Retriggerable VC One-Shot?
WeAreAs1 at aol.com
WeAreAs1 at aol.com
Mon Apr 26 12:59:19 CEST 1999
Hello folks,
I am in need of a circuit that can do the following:
* Create a clean one-shot pulse, the duration of which is under voltage
control.
* The pulse "High" amplitude must be constant (5 volts or 10 volts would be
OK).
* The pulse length must be continuously variable from around 10ms to about
10 seconds.
* The control voltage range will be 0 to 10 volts.
* The response to control voltage should be as close to linear as possible
(within reason). That is to say, if 10 volts gives a ten-second pulse, then
5 volts should give a 5-second pulse, and 1 volt would yeild 1 second, etc.
(BTW, it would be OK if the control voltage response is the inverse of this,
i.e. 0 volts = longest pulse, and 10 volts = shortest pulse)

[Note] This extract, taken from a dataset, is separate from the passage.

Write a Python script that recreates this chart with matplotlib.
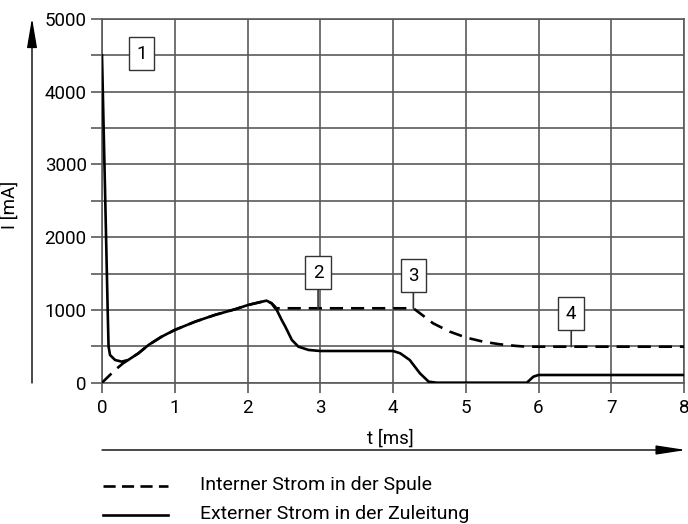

* The variable-width pulse circuit is to be triggered by a digital
positive-going edge. It will ignore the falling edge of the trigger pulse.
* It would be best if the one-shot pusle could also be re-triggerable, if a
new positive-edge trigger pulse comes along before the one-shot has completed
its full duration. Kind of like oscillator sync, if you will.
How would you guys approach this? Would you use a 555 timer in one-shot
(monostable) mode? If so, how would you put its duration under voltage
control? How about those TTL multivibrator chips? (74161, I think?) Are
they good for this sort of thing, and can their pulse length be voltage
controlled? Any other ideas? Discrete transistor circuits? Flip-flop
configured as a monostable? Binary counter (4040 with its outputs OR'd?)
clocked by a fast VCO? XR4151/RC4151 monostable? The simpler, the better,
of course. Without sacrificing timing stability, CV linearity, and waveform
cleanliness, of course.
The variable pulse will be used as a synthesizer Gate signal, so the edges
need to be clean and sharp, but need not be surgical-scalpel-sharp, if you
know what I mean.
I will greatly appreciate any replies, even those that wish to ridicule.